— Stated goal —
Exclude the pictures and return every line exactly as written.

— Recorded data —
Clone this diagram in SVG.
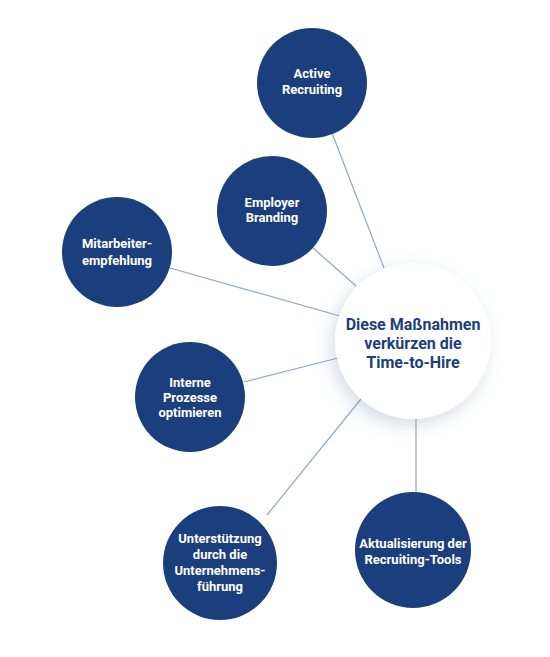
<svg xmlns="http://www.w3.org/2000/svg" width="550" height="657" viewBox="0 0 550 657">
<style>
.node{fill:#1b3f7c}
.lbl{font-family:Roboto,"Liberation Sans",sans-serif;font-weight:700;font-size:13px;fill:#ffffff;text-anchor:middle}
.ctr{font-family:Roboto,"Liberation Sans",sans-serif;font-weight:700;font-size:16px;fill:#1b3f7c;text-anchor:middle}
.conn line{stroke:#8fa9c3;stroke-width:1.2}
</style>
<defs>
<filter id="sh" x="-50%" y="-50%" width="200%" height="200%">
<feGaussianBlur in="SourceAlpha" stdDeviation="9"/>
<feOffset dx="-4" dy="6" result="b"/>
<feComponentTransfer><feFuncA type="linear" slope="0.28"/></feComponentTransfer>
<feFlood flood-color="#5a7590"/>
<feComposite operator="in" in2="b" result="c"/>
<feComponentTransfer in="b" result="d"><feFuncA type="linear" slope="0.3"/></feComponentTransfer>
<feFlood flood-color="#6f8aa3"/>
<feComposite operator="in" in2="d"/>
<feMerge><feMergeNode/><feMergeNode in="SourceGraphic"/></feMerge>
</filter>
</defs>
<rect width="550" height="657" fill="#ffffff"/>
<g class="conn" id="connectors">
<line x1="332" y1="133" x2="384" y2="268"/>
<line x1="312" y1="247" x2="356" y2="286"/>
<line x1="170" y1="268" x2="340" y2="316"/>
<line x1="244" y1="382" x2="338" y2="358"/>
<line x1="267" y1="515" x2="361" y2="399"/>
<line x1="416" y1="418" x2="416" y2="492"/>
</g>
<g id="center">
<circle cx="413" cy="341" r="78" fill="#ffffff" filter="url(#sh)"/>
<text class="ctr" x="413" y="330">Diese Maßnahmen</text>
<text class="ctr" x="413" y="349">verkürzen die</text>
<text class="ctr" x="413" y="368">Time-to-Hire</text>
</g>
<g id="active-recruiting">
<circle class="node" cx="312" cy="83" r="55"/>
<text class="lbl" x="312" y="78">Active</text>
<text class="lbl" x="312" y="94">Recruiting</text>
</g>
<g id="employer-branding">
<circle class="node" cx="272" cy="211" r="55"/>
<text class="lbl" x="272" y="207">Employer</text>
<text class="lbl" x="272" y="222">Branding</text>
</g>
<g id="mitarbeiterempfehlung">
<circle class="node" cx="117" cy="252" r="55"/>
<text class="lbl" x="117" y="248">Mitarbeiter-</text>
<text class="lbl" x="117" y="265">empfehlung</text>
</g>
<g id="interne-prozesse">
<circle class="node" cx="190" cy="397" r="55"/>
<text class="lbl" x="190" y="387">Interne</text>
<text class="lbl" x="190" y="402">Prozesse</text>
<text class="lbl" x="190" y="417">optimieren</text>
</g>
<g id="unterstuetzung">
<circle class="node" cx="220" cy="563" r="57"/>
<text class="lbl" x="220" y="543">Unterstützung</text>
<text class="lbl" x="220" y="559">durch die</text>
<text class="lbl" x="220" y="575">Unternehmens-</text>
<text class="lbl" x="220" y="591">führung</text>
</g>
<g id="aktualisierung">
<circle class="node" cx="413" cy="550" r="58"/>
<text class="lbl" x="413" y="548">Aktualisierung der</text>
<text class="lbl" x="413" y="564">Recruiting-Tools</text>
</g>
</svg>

— Result for this exercise —
Clone this diagram in SVG.
<svg xmlns="http://www.w3.org/2000/svg" width="550" height="657" viewBox="0 0 550 657">
<style>
.node{fill:#1b3f7c}
.lbl{font-family:Roboto,"Liberation Sans",sans-serif;font-weight:700;font-size:13px;fill:#ffffff;text-anchor:middle}
.ctr{font-family:Roboto,"Liberation Sans",sans-serif;font-weight:700;font-size:16px;fill:#1b3f7c;text-anchor:middle}
.conn line{stroke:#8fa9c3;stroke-width:1.2}
</style>
<defs>
<filter id="sh" x="-50%" y="-50%" width="200%" height="200%">
<feGaussianBlur in="SourceAlpha" stdDeviation="9"/>
<feOffset dx="-4" dy="6" result="b"/>
<feComponentTransfer><feFuncA type="linear" slope="0.28"/></feComponentTransfer>
<feFlood flood-color="#5a7590"/>
<feComposite operator="in" in2="b" result="c"/>
<feComponentTransfer in="b" result="d"><feFuncA type="linear" slope="0.3"/></feComponentTransfer>
<feFlood flood-color="#6f8aa3"/>
<feComposite operator="in" in2="d"/>
<feMerge><feMergeNode/><feMergeNode in="SourceGraphic"/></feMerge>
</filter>
</defs>
<rect width="550" height="657" fill="#ffffff"/>
<g class="conn" id="connectors">
<line x1="332" y1="133" x2="384" y2="268"/>
<line x1="312" y1="247" x2="356" y2="286"/>
<line x1="170" y1="268" x2="340" y2="316"/>
<line x1="244" y1="382" x2="338" y2="358"/>
<line x1="267" y1="515" x2="361" y2="399"/>
<line x1="416" y1="418" x2="416" y2="492"/>
</g>
<g id="center">
<circle cx="413" cy="341" r="78" fill="#ffffff" filter="url(#sh)"/>
<text class="ctr" x="413" y="330">Diese Maßnahmen</text>
<text class="ctr" x="413" y="349">verkürzen die</text>
<text class="ctr" x="413" y="368">Time-to-Hire</text>
</g>
<g id="active-recruiting">
<circle class="node" cx="312" cy="83" r="55"/>
<text class="lbl" x="312" y="78">Active</text>
<text class="lbl" x="312" y="94">Recruiting</text>
</g>
<g id="employer-branding">
<circle class="node" cx="272" cy="211" r="55"/>
<text class="lbl" x="272" y="207">Employer</text>
<text class="lbl" x="272" y="222">Branding</text>
</g>
<g id="mitarbeiterempfehlung">
<circle class="node" cx="117" cy="252" r="55"/>
<text class="lbl" x="117" y="248">Mitarbeiter-</text>
<text class="lbl" x="117" y="265">empfehlung</text>
</g>
<g id="interne-prozesse">
<circle class="node" cx="190" cy="397" r="55"/>
<text class="lbl" x="190" y="387">Interne</text>
<text class="lbl" x="190" y="402">Prozesse</text>
<text class="lbl" x="190" y="417">optimieren</text>
</g>
<g id="unterstuetzung">
<circle class="node" cx="220" cy="563" r="57"/>
<text class="lbl" x="220" y="543">Unterstützung</text>
<text class="lbl" x="220" y="559">durch die</text>
<text class="lbl" x="220" y="575">Unternehmens-</text>
<text class="lbl" x="220" y="591">führung</text>
</g>
<g id="aktualisierung">
<circle class="node" cx="413" cy="550" r="58"/>
<text class="lbl" x="413" y="548">Aktualisierung der</text>
<text class="lbl" x="413" y="564">Recruiting-Tools</text>
</g>
</svg>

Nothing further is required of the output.